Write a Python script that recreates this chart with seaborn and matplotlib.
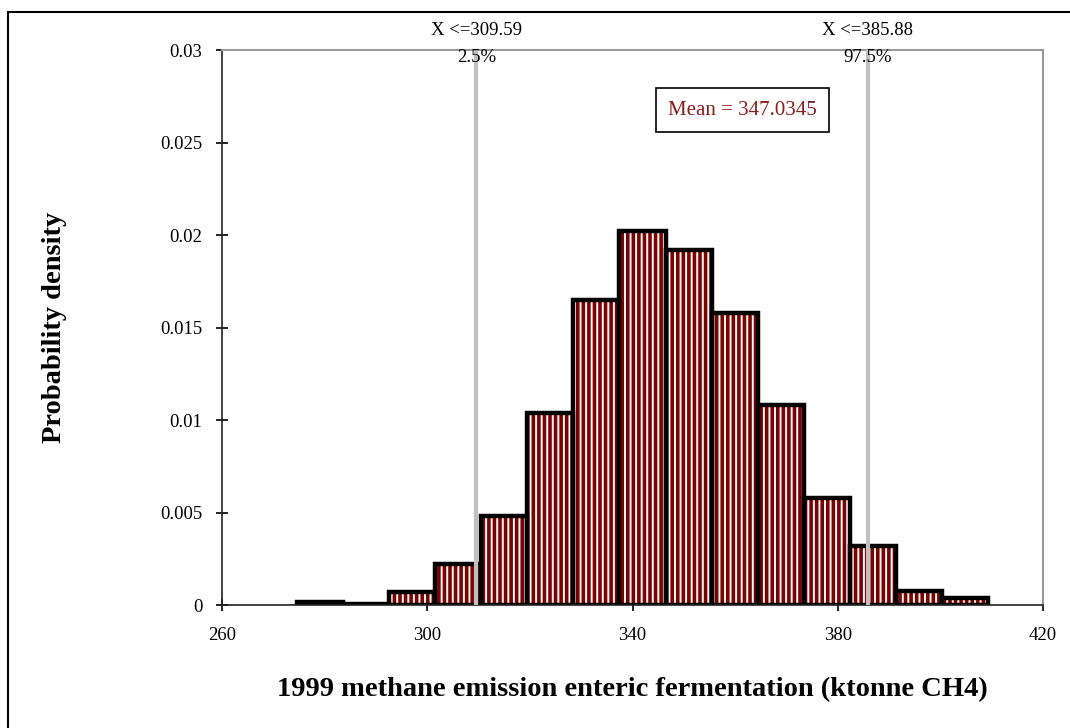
import numpy as np
import pandas as pd
import matplotlib
matplotlib.use("Agg")
import matplotlib.pyplot as plt
import seaborn as sns
from matplotlib.patches import Rectangle

# ---- data ----
bin_start = 274.6
bin_width = 8.98
n_bins = 15
density = [0.00018, 0.00008, 0.00068, 0.0022, 0.0048, 0.0104, 0.0165, 0.0202,
           0.0192, 0.0158, 0.0108, 0.0058, 0.0032, 0.00078, 0.00038]
p_low, p_high = 309.59, 385.88
p_low_label, p_high_label = "2.5%", "97.5%"
mean_val = 347.0345
x_ticks = [260, 300, 340, 380, 420]
y_ticks = [0, 0.005, 0.01, 0.015, 0.02, 0.025, 0.03]
y_tick_labels = ["0", "0.005", "0.01", "0.015", "0.02", "0.025", "0.03"]

edges = [bin_start + i * bin_width for i in range(n_bins + 1)]
centers = [(edges[i] + edges[i + 1]) / 2 for i in range(n_bins)]
df = pd.DataFrame({"x": centers, "w": density})

sns.set_theme(style="white")
plt.rcParams["font.family"] = ["Liberation Serif", "DejaVu Serif"]
plt.rcParams["hatch.linewidth"] = 1.4
plt.rcParams["text.color"] = "black"
plt.rcParams["axes.labelcolor"] = "black"

fig = plt.figure(figsize=(10.7, 7.28), dpi=100)
ax = fig.add_axes([222 / 1070, 1 - 605 / 728, (1043 - 222) / 1070, (605 - 50) / 728])

# fill layer with white vertical hatching on dark red
sns.histplot(data=df, x="x", weights="w", bins=edges, stat="count",
             color="#800000", alpha=1, ax=ax, linewidth=0)
for p in ax.patches:
    p.set_facecolor("#800000")
    p.set_edgecolor("white")
    p.set_hatch("|||")
    p.set_linewidth(0)
# outline layer
sns.histplot(data=df, x="x", weights="w", bins=edges, stat="count",
             fill=False, color="black", ax=ax, linewidth=3.2)

ax.set_xlim(260, 420)
ax.set_ylim(0, 0.03)
ax.set_xticks(x_ticks)
ax.set_xticklabels([str(t) for t in x_ticks])
ax.set_yticks(y_ticks)
ax.set_yticklabels(y_tick_labels)
ax.tick_params(axis="both", direction="inout", length=8, width=1.2, labelsize=13.5,
               colors="black", bottom=True, left=True)
ax.tick_params(axis="y", pad=10)
ax.tick_params(axis="x", pad=12)

for s in ["left", "bottom"]:
    ax.spines[s].set_color("#222222")
    ax.spines[s].set_linewidth(1.2)
for s in ["top", "right"]:
    ax.spines[s].set_color("#999999")
    ax.spines[s].set_linewidth(1.5)

# percentile lines
for xv, val_lab, pct_lab in [(p_low, f"X <={p_low}", p_low_label),
                             (p_high, f"X <={p_high}", p_high_label)]:
    ax.axvline(xv, color="#c0c0c0", linewidth=3, zorder=5)
    ax.text(xv, 1.036, val_lab, transform=ax.get_xaxis_transform(),
            ha="center", va="center", fontsize=13.5, color="black")
    ax.text(xv, 0.987, pct_lab, transform=ax.get_xaxis_transform(),
            ha="center", va="center", fontsize=13.5, color="black", zorder=6)

ax.text(0.634, 0.891, f"Mean = {mean_val}", transform=ax.transAxes,
        ha="center", va="center", fontsize=15, color="#8b1a1a",
        bbox=dict(boxstyle="square,pad=0.6", facecolor="white",
                  edgecolor="black", linewidth=1.2), zorder=7)

ax.set_xlabel("1999 methane emission enteric fermentation (ktonne CH4)",
              fontsize=20.5, fontweight="bold", labelpad=24, color="black")
ax.set_ylabel("Probability density", fontsize=20.5, fontweight="bold",
              labelpad=67, color="black")

# outer frame
fig.patches.append(Rectangle((8 / 1070, -0.1), 1.2, 1 - 12 / 728 + 0.1,
                             transform=fig.transFigure, fill=False,
                             edgecolor="black", linewidth=1.5))

fig.savefig("out.png", dpi=100)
******************************
In your copy, leave out the pictures and reproduce the material above exactly.

=== Exercise output ===
Write a Python script that recreates this chart with seaborn and matplotlib.
import numpy as np
import pandas as pd
import matplotlib
matplotlib.use("Agg")
import matplotlib.pyplot as plt
import seaborn as sns
from matplotlib.patches import Rectangle

# ---- data ----
bin_start = 274.6
bin_width = 8.98
n_bins = 15
density = [0.00018, 0.00008, 0.00068, 0.0022, 0.0048, 0.0104, 0.0165, 0.0202,
           0.0192, 0.0158, 0.0108, 0.0058, 0.0032, 0.00078, 0.00038]
p_low, p_high = 309.59, 385.88
p_low_label, p_high_label = "2.5%", "97.5%"
mean_val = 347.0345
x_ticks = [260, 300, 340, 380, 420]
y_ticks = [0, 0.005, 0.01, 0.015, 0.02, 0.025, 0.03]
y_tick_labels = ["0", "0.005", "0.01", "0.015", "0.02", "0.025", "0.03"]

edges = [bin_start + i * bin_width for i in range(n_bins + 1)]
centers = [(edges[i] + edges[i + 1]) / 2 for i in range(n_bins)]
df = pd.DataFrame({"x": centers, "w": density})

sns.set_theme(style="white")
plt.rcParams["font.family"] = ["Liberation Serif", "DejaVu Serif"]
plt.rcParams["hatch.linewidth"] = 1.4
plt.rcParams["text.color"] = "black"
plt.rcParams["axes.labelcolor"] = "black"

fig = plt.figure(figsize=(10.7, 7.28), dpi=100)
ax = fig.add_axes([222 / 1070, 1 - 605 / 728, (1043 - 222) / 1070, (605 - 50) / 728])

# fill layer with white vertical hatching on dark red
sns.histplot(data=df, x="x", weights="w", bins=edges, stat="count",
             color="#800000", alpha=1, ax=ax, linewidth=0)
for p in ax.patches:
    p.set_facecolor("#800000")
    p.set_edgecolor("white")
    p.set_hatch("|||")
    p.set_linewidth(0)
# outline layer
sns.histplot(data=df, x="x", weights="w", bins=edges, stat="count",
             fill=False, color="black", ax=ax, linewidth=3.2)

ax.set_xlim(260, 420)
ax.set_ylim(0, 0.03)
ax.set_xticks(x_ticks)
ax.set_xticklabels([str(t) for t in x_ticks])
ax.set_yticks(y_ticks)
ax.set_yticklabels(y_tick_labels)
ax.tick_params(axis="both", direction="inout", length=8, width=1.2, labelsize=13.5,
               colors="black", bottom=True, left=True)
ax.tick_params(axis="y", pad=10)
ax.tick_params(axis="x", pad=12)

for s in ["left", "bottom"]:
    ax.spines[s].set_color("#222222")
    ax.spines[s].set_linewidth(1.2)
for s in ["top", "right"]:
    ax.spines[s].set_color("#999999")
    ax.spines[s].set_linewidth(1.5)

# percentile lines
for xv, val_lab, pct_lab in [(p_low, f"X <={p_low}", p_low_label),
                             (p_high, f"X <={p_high}", p_high_label)]:
    ax.axvline(xv, color="#c0c0c0", linewidth=3, zorder=5)
    ax.text(xv, 1.036, val_lab, transform=ax.get_xaxis_transform(),
            ha="center", va="center", fontsize=13.5, color="black")
    ax.text(xv, 0.987, pct_lab, transform=ax.get_xaxis_transform(),
            ha="center", va="center", fontsize=13.5, color="black", zorder=6)

ax.text(0.634, 0.891, f"Mean = {mean_val}", transform=ax.transAxes,
        ha="center", va="center", fontsize=15, color="#8b1a1a",
        bbox=dict(boxstyle="square,pad=0.6", facecolor="white",
                  edgecolor="black", linewidth=1.2), zorder=7)

ax.set_xlabel("1999 methane emission enteric fermentation (ktonne CH4)",
              fontsize=20.5, fontweight="bold", labelpad=24, color="black")
ax.set_ylabel("Probability density", fontsize=20.5, fontweight="bold",
              labelpad=67, color="black")

# outer frame
fig.patches.append(Rectangle((8 / 1070, -0.1), 1.2, 1 - 12 / 728 + 0.1,
                             transform=fig.transFigure, fill=False,
                             edgecolor="black", linewidth=1.5))

fig.savefig("out.png", dpi=100)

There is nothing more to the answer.